About 70 per cent of Vietnam’s export revenues comes from foreign-invested enterprises. Photo: Le Toan |
According to a fresh forecast from the Asian Development Bank (ADB), Vietnam’s current account balance is expected to fall into a deficit equal to 0.2 per cent of GDP this year, recovering to a 1 per cent surplus in 2021.
Previously the ADB predicted that the rate would be 2 per cent of GDP in 2020 thanks to a high trade surplus, foreign direct investment (FDI), and big remittances. However, the grave impacts of COVID-19 have prompted the bank to revise its forecast.
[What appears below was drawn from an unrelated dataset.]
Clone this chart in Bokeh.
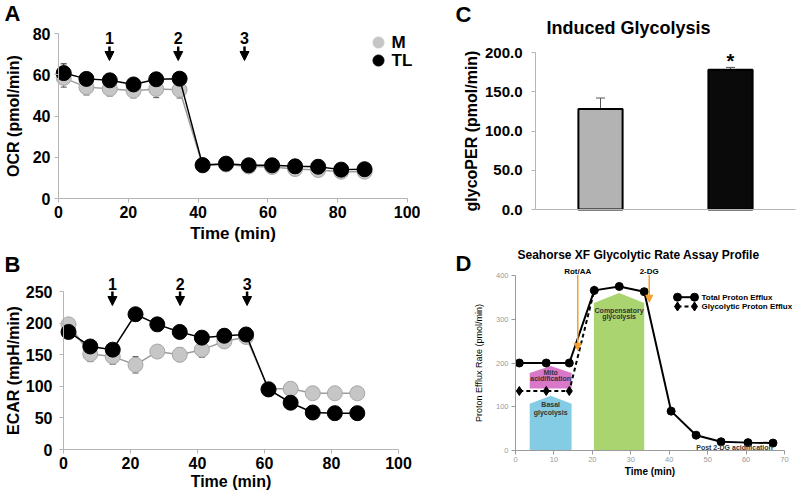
from bokeh.plotting import figure
from bokeh.layouts import row, column
from bokeh.models import (Range1d, Label, Whisker, TeeHead, ColumnDataSource, Arrow,
                          NormalHead, FixedTicker, NumeralTickFormatter)
from bokeh.embed import file_html
from bokeh.resources import INLINE

FONT = "Liberation Sans"

# ---------------- data ----------------
time_ab = [1.5, 8, 14.7, 21.5, 28, 34.7, 41.3, 48, 54.5, 61.2, 67.8, 74.4, 81, 87.7]
ocr_m = [58.5, 54, 53.2, 52.3, 53.1, 52.7, 16, 16.5, 15.5, 15.3, 14.3, 13.8, 13, 13]
ocr_m_err = [4.5, 3.8, 3.5, 3.5, 4.2, 4, 1, 1, 1, 1, 1, 1, 1, 1]
ocr_tl = [60.8, 58, 57.3, 55.3, 57.8, 58.1, 16.2, 16.9, 16.1, 16.1, 15.6, 15.4, 14, 14.2]
ocr_tl_err = [4.5, 1.5, 1.5, 1.5, 1.5, 1.5, 1, 1, 1, 1, 1, 1, 1, 1]
ecar_m = [198, 151, 147, 134, 155, 150, 158, 171, 178, 96, 96, 89, 89, 89]
ecar_m_err = [5, 12, 12, 13, 8, 11, 12, 5, 4, 4, 3, 3, 3, 3]
ecar_tl = [186, 163, 158, 214, 198, 186, 177, 180, 182, 95, 74, 58.5, 57.5, 57.5]
ecar_tl_err = [4, 4, 4, 4, 4, 4, 4, 3, 3, 3, 3, 3, 3, 3]
injections_a = [14.6, 34.3, 53.3]
injections_b = [14.6, 34.8, 54.8]
injection_labels = ["1", "2", "3"]
series_names = ["M", "TL"]

groups = ["M", "TL"]
glyco_per = [128, 178]
glyco_per_err = [14, 3]

time_d = [1, 8, 14, 20.5, 27, 33.5, 40.5, 47, 53.5, 60.5, 67]
total_efflux = [200, 200, 200, 366, 375, 363, 90, 35, 20, 18, 17]
glyco_efflux = [136, 136, 136, 366]
# shaded regions: (x start, x end, bottom, shoulder, peak)
basal_region = [3.7, 14.6, 0, 107, 125]
mito_region = [3.7, 14.6, 142, 177, 193]
comp_region = [20.4, 33.5, 0, 337, 360]
rot_aa_time, rot_aa_tip = 16.2, 229
dg_time, dg_tip = 34.8, 339

# ---------------- helpers ----------------
def make_fig(fig_x, fig_y, w, h, xcal, ycal):
    """xcal=(px0, px1, d0, d1) page pixel <-> data; ycal=(py0, py1, d0, d1)."""
    px0, px1, xd0, xd1 = xcal
    py0, py1, yd0, yd1 = ycal
    s = (px1 - px0) / (xd1 - xd0)
    t = (py0 - py1) / (yd1 - yd0)
    xr = (xd0 - (px0 - fig_x) / s, xd0 + (fig_x + w - px0) / s)
    yr = (yd0 - (fig_y + h - py0) / t, yd0 + (py0 - fig_y) / t)
    p = figure(width=w, height=h, x_range=Range1d(*xr), y_range=Range1d(*yr),
               output_backend="svg", toolbar_location=None,
               min_border_left=0, min_border_right=0, min_border_top=0, min_border_bottom=0)
    p.grid.visible = False
    p.outline_line_color = None
    p.background_fill_color = "white"
    p.border_fill_color = "white"
    p.xaxis.fixed_location = yd0
    p.yaxis.fixed_location = xd0
    def tx(px):
        return xd0 + (px - px0) / s
    def ty(py):
        return yd0 + (py0 - py) / t
    return p, tx, ty


def style(p, tick_px, label_px, axis_color="#b5b5b5", tick_color="black",
          label_color="black", label_bold=True, tick_bold=True, font=FONT):
    for ax in p.axis:
        ax.axis_line_color = axis_color
        ax.axis_line_width = 1
        ax.major_tick_line_color = axis_color
        ax.major_tick_out = 4
        ax.major_tick_in = 0
        ax.minor_tick_line_color = None
        ax.major_label_text_font = font
        ax.major_label_text_font_size = f"{tick_px}px"
        ax.major_label_text_font_style = "bold" if tick_bold else "normal"
        ax.major_label_text_color = tick_color
        ax.axis_label_text_font = font
        ax.axis_label_text_font_size = f"{label_px}px"
        ax.axis_label_text_font_style = "bold" if label_bold else "normal"
        ax.axis_label_text_color = label_color


def lab(p, x, y, text, size, color="black", bold=True, align="center",
        baseline="middle", font=FONT):
    p.add_layout(Label(x=x, y=y, text=text, text_font=font,
                       text_font_size=f"{size}px",
                       text_font_style="bold" if bold else "normal",
                       text_color=color, text_align=align, text_baseline=baseline))


def whisk(p, xs, vals, errs, color, head=6):
    src = ColumnDataSource(dict(x=xs, upper=[v + e for v, e in zip(vals, errs)],
                                lower=[v - e for v, e in zip(vals, errs)]))
    p.add_layout(Whisker(base="x", upper="upper", lower="lower", source=src,
                         line_color=color, line_width=1,
                         upper_head=TeeHead(size=head, line_color=color, line_width=1),
                         lower_head=TeeHead(size=head, line_color=color, line_width=1)))


GRAY_FILL, GRAY_LINE, GRAY_CONN = "#c6c6c6", "#a8a8a8", "#9c9c9c"
LW, RW, TH, BH = 420, 379, 248, 245

# ---------------- Panel A ----------------
pA, ax_, ay_ = make_fig(0, 0, LW, TH, (58, 407, 0, 100), (198, 33, 0, 80))
style(pA, 16, 17)
pA.xaxis.ticker = FixedTicker(ticks=[0, 20, 40, 60, 80, 100])
pA.yaxis.ticker = FixedTicker(ticks=[0, 20, 40, 60, 80])
pA.xaxis.bounds = (0, 100)
pA.yaxis.bounds = (0, 80)
pA.xaxis.axis_label = "Time (min)"
pA.yaxis.axis_label = "OCR (pmol/min)"
pA.yaxis.axis_label_text_font_size = "16px"
pA.xaxis.major_label_standoff = 3
pA.xaxis.axis_label_standoff = 3
pA.yaxis.major_label_standoff = 4
pA.yaxis.axis_label_standoff = 8

whisk(pA, time_ab, ocr_m, ocr_m_err, "#555555")
whisk(pA, time_ab, ocr_tl, ocr_tl_err, "#222222")
pA.line(time_ab, ocr_m, line_color=GRAY_CONN, line_width=1.5)
pA.scatter(time_ab, ocr_m, size=15, fill_color=GRAY_FILL, line_color=GRAY_LINE)
pA.line(time_ab, ocr_tl, line_color="black", line_width=1.5)
pA.scatter(time_ab, ocr_tl, size=15, fill_color="black", line_color="black")
for xi, t in zip(injections_a, injection_labels):
    pA.add_layout(Arrow(x_start=xi, y_start=ay_(46), x_end=xi, y_end=ay_(60),
                        line_width=2.5, line_color="black",
                        end=NormalHead(size=9, fill_color="black", line_color="black")))
    lab(pA, xi, ay_(37.5), t, 16)
# legend
pA.scatter([ax_(378)], [ay_(42)], size=11, fill_color=GRAY_FILL, line_color=GRAY_FILL)
pA.scatter([ax_(378)], [ay_(60)], size=11, fill_color="black", line_color="black")
lab(pA, ax_(391), ay_(42), series_names[0], 17, align="left")
lab(pA, ax_(391), ay_(60), series_names[1], 17, align="left")
lab(pA, ax_(4), ay_(13), "A", 22, align="left")

# ---------------- Panel B ----------------
pB, bx, by = make_fig(0, TH, LW, BH, (63, 398, 0, 100), (449, 291, 0, 250))
style(pB, 16, 16)
pB.xaxis.ticker = FixedTicker(ticks=[0, 20, 40, 60, 80, 100])
pB.yaxis.ticker = FixedTicker(ticks=[0, 50, 100, 150, 200, 250])
pB.xaxis.bounds = (0, 100)
pB.yaxis.bounds = (0, 250)
pB.xaxis.axis_label = "Time (min)"
pB.yaxis.axis_label = "ECAR (mpH/min)"
pB.xaxis.major_label_standoff = 3
pB.xaxis.axis_label_standoff = 1
pB.yaxis.major_label_standoff = 7
pB.yaxis.axis_label_standoff = 1

whisk(pB, time_ab, ecar_m, ecar_m_err, "#555555")
whisk(pB, time_ab, ecar_tl, ecar_tl_err, "#222222")
pB.line(time_ab, ecar_m, line_color=GRAY_CONN, line_width=1.5)
pB.scatter(time_ab, ecar_m, size=15, fill_color=GRAY_FILL, line_color=GRAY_LINE)
pB.line(time_ab, ecar_tl, line_color="black", line_width=1.5)
pB.scatter(time_ab, ecar_tl, size=15, fill_color="black", line_color="black")
for xi, t in zip(injections_b, injection_labels):
    pB.add_layout(Arrow(x_start=xi, y_start=by(291), x_end=xi, y_end=by(305),
                        line_width=2.5, line_color="black",
                        end=NormalHead(size=9, fill_color="black", line_color="black")))
    lab(pB, xi, by(283), t, 16)
lab(pB, bx(4), by(264), "B", 22, align="left")

# ---------------- Panel C ----------------
pC, cx, cy = make_fig(LW, 0, RW, TH, (535, 665, 0, 1), (209, 52, 0, 200))
style(pC, 15, 16)
pC.xaxis.ticker = FixedTicker(ticks=[])
pC.xaxis.major_tick_line_color = None
pC.xaxis.bounds = (0, 2)
pC.yaxis.ticker = FixedTicker(ticks=[0, 50, 100, 150, 200])
pC.yaxis.bounds = (0, 200)
pC.yaxis.formatter = NumeralTickFormatter(format="0.0")
pC.yaxis.axis_label = "glycoPER (pmol/min)"
pC.yaxis.major_label_standoff = 9
pC.yaxis.axis_label_standoff = 2
bar_pos = [i + 0.5 for i in range(len(groups))]
whisk(pC, bar_pos, glyco_per, glyco_per_err, "#555555", head=9)
pC.vbar(x=bar_pos, top=glyco_per, width=0.34, fill_color=["#b3b3b3", "#0a0a0a"],
        line_color="black", line_width=2)
lab(pC, bar_pos[1], glyco_per[1] + glyco_per_err[1] + 8, "*", 20)
lab(pC, cx(628), cy(27), "Induced Glycolysis", 18)
lab(pC, cx(455), cy(14), "C", 22, align="left")

# ---------------- Panel D ----------------
pD, dx, dy = make_fig(LW, TH, RW, BH, (515, 784, 0, 70), (450, 275, 0, 400))
style(pD, 7.5, 10, axis_color="#9a9a9a", tick_color="#9a9a9a", tick_bold=False)
pD.xaxis.ticker = FixedTicker(ticks=[0, 10, 20, 30, 40, 50, 60, 70])
pD.yaxis.ticker = FixedTicker(ticks=[0, 100, 200, 300, 400])
pD.xaxis.bounds = (0, 70)
pD.yaxis.bounds = (0, 400)
pD.xaxis.axis_label = "Time (min)"
pD.yaxis.axis_label = "Proton Efflux Rate (pmol/min)"
pD.yaxis.axis_label_text_font_style = "normal"
pD.yaxis.axis_label_text_font_size = "9px"
pD.xaxis.major_label_standoff = 2
pD.xaxis.axis_label_standoff = 1
pD.yaxis.major_label_standoff = 3
pD.yaxis.axis_label_standoff = 9


def pentagon(reg):
    x0, x1, b, s, pk = reg
    xm = (x0 + x1) / 2
    return [x0, x0, xm, x1, x1], [b, s, pk, s, b]

shapes = [basal_region, mito_region, comp_region]
xs, ys = zip(*[pentagon(r) for r in shapes])
pD.patches(list(xs), list(ys), fill_color=["#84cce4", "#d977c9", "#a9d46f"], line_color=None)
lab(pD, (mito_region[0] + mito_region[1]) / 2, 179, "Mito", 7, color="#333333")
lab(pD, (mito_region[0] + mito_region[1]) / 2, 164, "acidification", 7, color="#333333")
lab(pD, (basal_region[0] + basal_region[1]) / 2, 105, "Basal", 7, color="#333333")
lab(pD, (basal_region[0] + basal_region[1]) / 2, 88, "glycolysis", 7, color="#333333")
lab(pD, (comp_region[0] + comp_region[1]) / 2, 321, "Compensatory", 7, color="#333333")
lab(pD, (comp_region[0] + comp_region[1]) / 2, 306, "glycolysis", 7, color="#333333")
lab(pD, 57, 7, "Post 2-DG acidification", 7, color="#333333")

pD.line(time_d[:len(glyco_efflux)], glyco_efflux, line_color="black", line_width=2, line_dash="4 3")
pD.scatter(time_d[:len(glyco_efflux)], glyco_efflux, marker="diamond", size=9,
           fill_color="black", line_color="black")
pD.line(time_d, total_efflux, line_color="black", line_width=2)
pD.scatter(time_d, total_efflux, size=8, fill_color="black", line_color="black")

ORANGE = "#f5a02c"
for t, tip, name in [(rot_aa_time, rot_aa_tip, "Rot/AA"), (dg_time, dg_tip, "2-DG")]:
    pD.add_layout(Arrow(x_start=t, y_start=402, x_end=t, y_end=tip, line_color=ORANGE,
                        line_width=1.5, end=NormalHead(size=7, fill_color=ORANGE, line_color=ORANGE)))
    lab(pD, t, dy(271), name, 8)

# legend of D
for yy, dash, mk in [(296.7, "solid", "circle"), (306, "4 3", "diamond")]:
    pD.line([dx(677), dx(694)], [dy(yy), dy(yy)], line_color="black", line_width=2, line_dash=dash)
    pD.scatter([dx(677), dx(694)], [dy(yy), dy(yy)], marker=mk, size=8 if mk == "circle" else 9,
               fill_color="black", line_color="black")
lab(pD, dx(701), dy(296.7), "Total Proton Efflux", 8, align="left")
lab(pD, dx(701), dy(306), "Glycolytic Proton Efflux", 8, align="left")
lab(pD, dx(638), dy(254), "Seahorse XF Glycolytic Rate Assay Profile", 12)
lab(pD, dx(455), dy(263), "D", 22, align="left")

layout = column(row(pA, pC), row(pB, pD))
open("out.html", "w").write(file_html(layout, INLINE))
Vietnam’s GDP last year hit $255 billion – thus if GDP grows by 5 per cent this year, it will be $267.8 billion, and the current account deficit will be about $535.6 million, or 0.2 per cent of GDP.
Vietnam has continuously earned a current account surplus since 2011. It reached 2.9 per cent in 2017, 3 per cent in 2018, and 3 per cent last year.
Meanwhile, the World Bank also stated that Vietnam’s external position is projected to deteriorate in 2021, mainly as the result of the fall in exports of tourism services and lower FDI inflows, both results of the current pandemic.
Fitch Ratings also expected the economy’s current account to shift to a modest deficit in 2020, from a surplus of around 3 per cent in 2019, as exports, tourism, and remittances decline. However, it should return to a surplus next year as the global economy recovers.
FDI inflow and disbursement have already slowed. In the first quarter of this year newly-registered, newly-added, and stake acquisition-based capital hit $8.55 billion, down 20.9 per cent on-year, while disbursement touched $3.85 billion, down 6.6 per cent on-year.
Currently, FDI accounts for about one-fifth of Vietnam’s GDP, contributing to a quarter of tax revenues, and have created millions of direct and indirect jobs. It also represents about 70 per cent of the country’s exports, with over half of them from electronics and a quarter from Samsung Electronics Vietnam.
Meanwhile, also in the first three months of 2020, the increase of the economy’s export-import turnover declined sharply due to the pandemic’s strong expansion in Vietnam’s largest trade partners including China, South Korea, Japan, the EU, and the US. Total export turnover hit nearly $60 billion, up 0.5 per cent against the same period last year, when the on-year increase was 4.7 per cent.
Meanwhile, total import turnover sat at $56.26 billion, down 1.9 per cent against $58 billion in the corresponding period last year, when the on-year rise was 8.9 per cent.
“With the sharp contraction in global trade, export growth is therefore forecast to ease to 5.3 per cent in 2020, and import growth to 4.7 per cent,” an ADB economist told VIR. “This will also affect Vietnam’s external position this year.”
While the coronavirus maintains a global grip, the government has stopped issuing visas and imposed temporary travel bans on tourist arrivals from all countries, severely curtailing tourism. The International Air Transport Association estimates that the current extensive spread of the pandemic will cost Vietnam 23 per cent of its arriving passengers. Growth in services was halved to 3.2 per cent in the first quarter of 2020, from 6.5 per cent in the corresponding period last year.
A Ministry of Planning and Investment report showed that in the first quarter of 2020, total international tourist arrivals to Vietnam reached 3.69 million, down 18.1 per cent on-year.
A survey from the Vietnam Tourism Advisory Council also noted that COVID-19 will cause an estimated loss of between $5.9-7 billion for Vietnamese tourism over the next three months.
According to the World Bank, the country will likely see a reduction from remittances this year due to the pandemic, thereby affecting its external position.
Statistics from the bank showed that remittance inflows into Vietnam increased from $13 billion in 2015 to $16 billion in 2018, and $17 billion last year, accounting for 6.5 per cent of GDP.
“In addition to impacts on household earnings, domestic and international remittances are expected to decline as a result of the measures to contain COVID-19,” said a World Bank report recently released on East Asia and the Pacific. “Across the region, many households rely on transfers from migrant family members for their subsistence. For many of the small Pacific Islands countries, remittances represent a sizeable share of their economies; and larger countries such as China, the Philippines, and Vietnam are among the top recipients of remittances worldwide.”